*DATA BLOCK*:
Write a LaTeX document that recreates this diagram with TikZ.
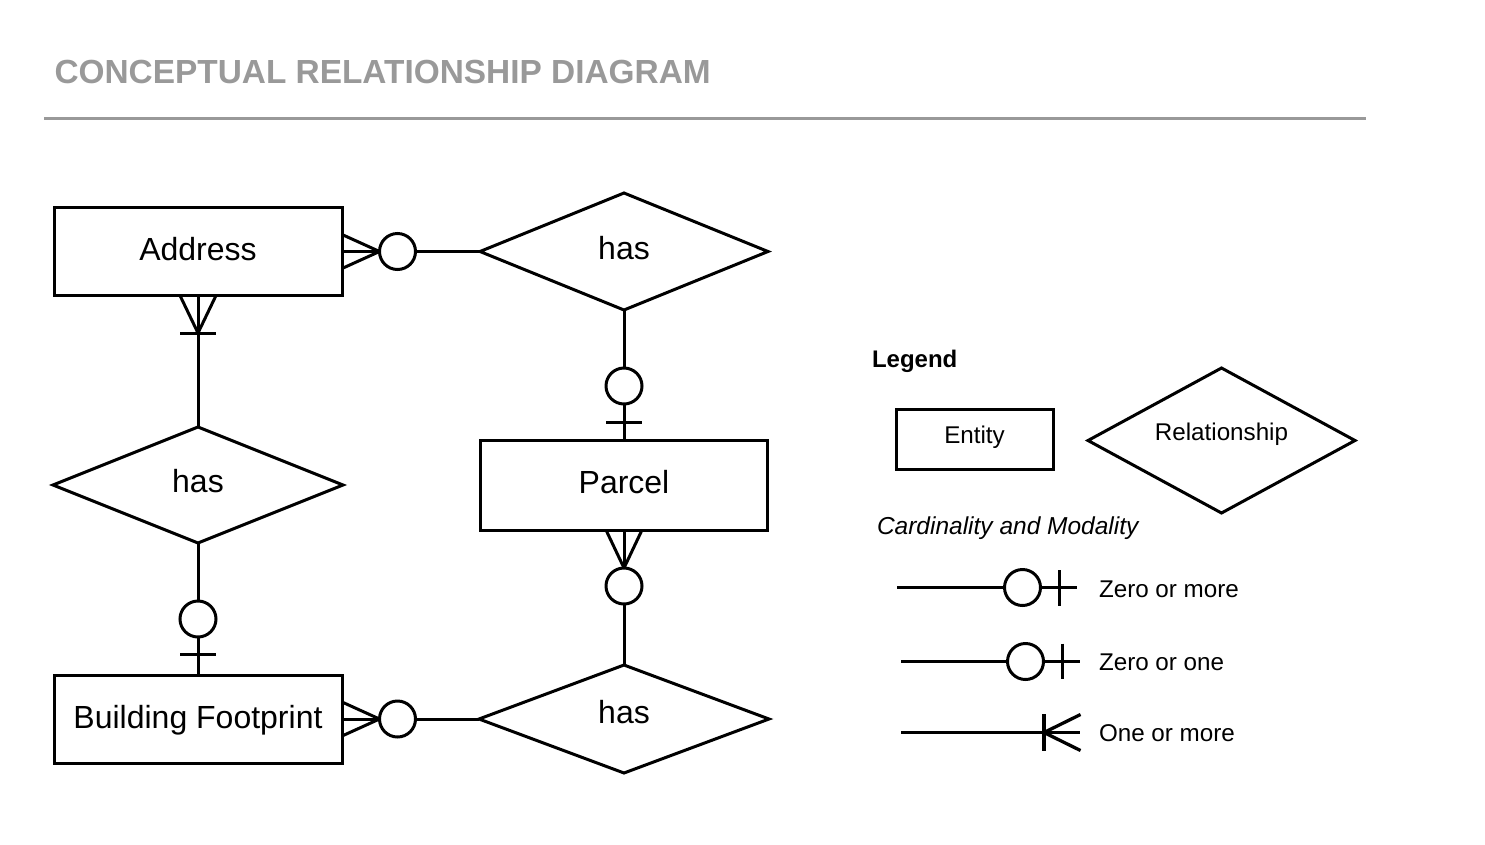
\documentclass[tikz,border=0pt]{standalone}
\usepackage{fontspec}
\setmainfont{Liberation Sans}
\usetikzlibrary{shapes.geometric}
\definecolor{titlegray}{RGB}{153,153,153}
\begin{document}
\begin{tikzpicture}[x=1pt,y=-1pt,line width=3pt,
  bigfont/.style={font=\fontsize{32}{36}\selectfont},
  smallfont/.style={font=\fontsize{24.2}{28}\selectfont},
  entitybox/.style={draw,rectangle,minimum width=288pt,minimum height=88pt,inner sep=0pt,outer sep=0pt,bigfont,text height=18.6pt,text depth=0pt},
  relbox/.style={draw,diamond,aspect=2,inner sep=0pt,outer sep=0pt,bigfont,text height=15pt,text depth=0pt},
  optcirc/.style={draw,circle,fill=white,minimum size=36pt,inner sep=0pt,outer sep=0pt},
  plaintext/.style={anchor=base west,inner sep=0pt,smallfont}]
\useasboundingbox (0,0) rectangle (1485,844);

% title
\node[anchor=base west,inner sep=0pt,font=\bfseries\fontsize{33.4}{40}\selectfont,text=titlegray] (title) at (53,83) {CONCEPTUAL RELATIONSHIP DIAGRAM};
\coordinate (ruleL) at (44,118);
\coordinate (ruleR) at (1366,118);
\draw[titlegray] (ruleL) -- (ruleR);

% entities and relationships
\node[entitybox] (addr) at (198,251.5) {Address};
\node[relbox,minimum width=288pt,minimum height=117pt] (hasA) at (624,251.5) {has};
\node[relbox,minimum width=290pt,minimum height=116pt] (hasL) at (198,485) {has};
\node[entitybox,minimum width=287pt,minimum height=90pt,text height=16.8pt] (parcel) at (624,485) {Parcel};
\node[entitybox] (bldg) at (198,719) {Building Footprint};
\node[relbox,minimum width=290pt,minimum height=108pt,text height=9pt] (hasB) at (624,719) {has};

% optionality circles
\node[optcirc] (cA) at (397.5,251.5) {};
\node[optcirc] (cP1) at (624,386) {};
\node[optcirc] (cP2) at (624,586) {};
\node[optcirc] (cL) at (198,619) {};
\node[optcirc] (cB) at (397.5,719) {};

% Address -- has (top)
\draw (addr.east) -- (cA.west);
\draw ([yshift=17pt]addr.east) -- (cA.west);
\draw ([yshift=-17pt]addr.east) -- (cA.west);
\draw (cA.east) -- (hasA.west);

% Address -- has (left)
\coordinate (ftA) at (198,333);
\draw (addr.south) -- (hasL.north);
\draw ([xshift=-18pt]addr.south) -- (ftA);
\draw ([xshift=18pt]addr.south) -- (ftA);
\draw ([xshift=-18pt]ftA) -- ([xshift=18pt]ftA);

% has (left) -- Building Footprint
\coordinate (barL) at (198,654);
\draw (hasL.south) -- (cL.north);
\draw (cL.south) -- (bldg.north);
\draw ([xshift=-18pt]barL) -- ([xshift=18pt]barL);

% has (top) -- Parcel
\coordinate (barP) at (624,422.5);
\draw (hasA.south) -- (cP1.north);
\draw (cP1.south) -- (parcel.north);
\draw ([xshift=-18pt]barP) -- ([xshift=18pt]barP);

% Parcel -- has (bottom)
\draw (parcel.south) -- (cP2.north);
\draw ([xshift=-18pt]parcel.south) -- (cP2.north);
\draw ([xshift=18pt]parcel.south) -- (cP2.north);
\draw (cP2.south) -- (hasB.north);

% Building Footprint -- has (bottom)
\draw (bldg.east) -- (cB.west);
\draw ([yshift=17pt]bldg.east) -- (cB.west);
\draw ([yshift=-17pt]bldg.east) -- (cB.west);
\draw (cB.east) -- (hasB.west);

% legend
\node[anchor=base west,inner sep=0pt,font=\bfseries\fontsize{24}{28}\selectfont] (leg) at (870.5,367) {Legend};
\node[draw,rectangle,minimum width=157pt,minimum height=60pt,inner sep=0pt,outer sep=0pt,smallfont,text height=8.6pt,text depth=0pt] (lent) at (974.5,439) {Entity};
\node[relbox,smallfont,minimum width=267pt,minimum height=145pt,text height=4pt,text depth=4pt] (lrel) at (1221.5,440.5) {Relationship};
\node[anchor=base west,inner sep=0pt,font=\itshape\fontsize{24.5}{28}\selectfont] (lcard) at (875.5,534) {Cardinality and Modality};

% row 1: zero or more
\coordinate (r1s) at (897,587.5);
\coordinate (r1e) at (1077,587.5);
\node[optcirc] (lc1) at (1022.5,587.5) {};
\draw (r1s) -- (lc1.west);
\draw (lc1.east) -- (r1e);
\coordinate (r1bt) at (1059,570);
\coordinate (r1bb) at (1059,605.5);
\draw (r1bt) -- (r1bb);
\node[plaintext] (t1) at (1097.5,597.3) {Zero or more};

% row 2: zero or one
\coordinate (r2s) at (901,661.5);
\coordinate (r2e) at (1080,661.5);
\node[optcirc] (lc2) at (1025.5,661.5) {};
\draw (r2s) -- (lc2.west);
\draw (lc2.east) -- (r2e);
\coordinate (r2bt) at (1062,643.5);
\coordinate (r2bb) at (1062,678.5);
\draw (r2bt) -- (r2bb);
\node[plaintext] (t2) at (1097.5,670) {Zero or one};

% row 3: one or more
\coordinate (r3s) at (901,732.5);
\coordinate (r3e) at (1080,732.5);
\coordinate (r3f) at (1044,732.5);
\coordinate (r3bt) at (1044,714);
\coordinate (r3bb) at (1044,751);
\coordinate (r3ut) at (1080.5,714.5);
\coordinate (r3ub) at (1080.5,750.5);
\draw[line width=3.6pt] (r3s) -- (r3e);
\draw[line width=3.3pt] (r3bt) -- (r3bb);
\draw[line width=3.3pt] (r3f) -- (r3ut);
\draw[line width=3.3pt] (r3f) -- (r3ub);
\node[plaintext] (t3) at (1097.5,741.7) {One or more};
\end{tikzpicture}
\end{document}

*PROBLEM STATEMENT*:
The lines from the start of the data through the line that contains "(ruleL) -- (ruleR);" are to be returned exactly, please, with both ends included and every picture left out.

*SOLVED PROBLEM*:
Write a LaTeX document that recreates this diagram with TikZ.
\documentclass[tikz,border=0pt]{standalone}
\usepackage{fontspec}
\setmainfont{Liberation Sans}
\usetikzlibrary{shapes.geometric}
\definecolor{titlegray}{RGB}{153,153,153}
\begin{document}
\begin{tikzpicture}[x=1pt,y=-1pt,line width=3pt,
  bigfont/.style={font=\fontsize{32}{36}\selectfont},
  smallfont/.style={font=\fontsize{24.2}{28}\selectfont},
  entitybox/.style={draw,rectangle,minimum width=288pt,minimum height=88pt,inner sep=0pt,outer sep=0pt,bigfont,text height=18.6pt,text depth=0pt},
  relbox/.style={draw,diamond,aspect=2,inner sep=0pt,outer sep=0pt,bigfont,text height=15pt,text depth=0pt},
  optcirc/.style={draw,circle,fill=white,minimum size=36pt,inner sep=0pt,outer sep=0pt},
  plaintext/.style={anchor=base west,inner sep=0pt,smallfont}]
\useasboundingbox (0,0) rectangle (1485,844);

% title
\node[anchor=base west,inner sep=0pt,font=\bfseries\fontsize{33.4}{40}\selectfont,text=titlegray] (title) at (53,83) {CONCEPTUAL RELATIONSHIP DIAGRAM};
\coordinate (ruleL) at (44,118);
\coordinate (ruleR) at (1366,118);
\draw[titlegray] (ruleL) -- (ruleR);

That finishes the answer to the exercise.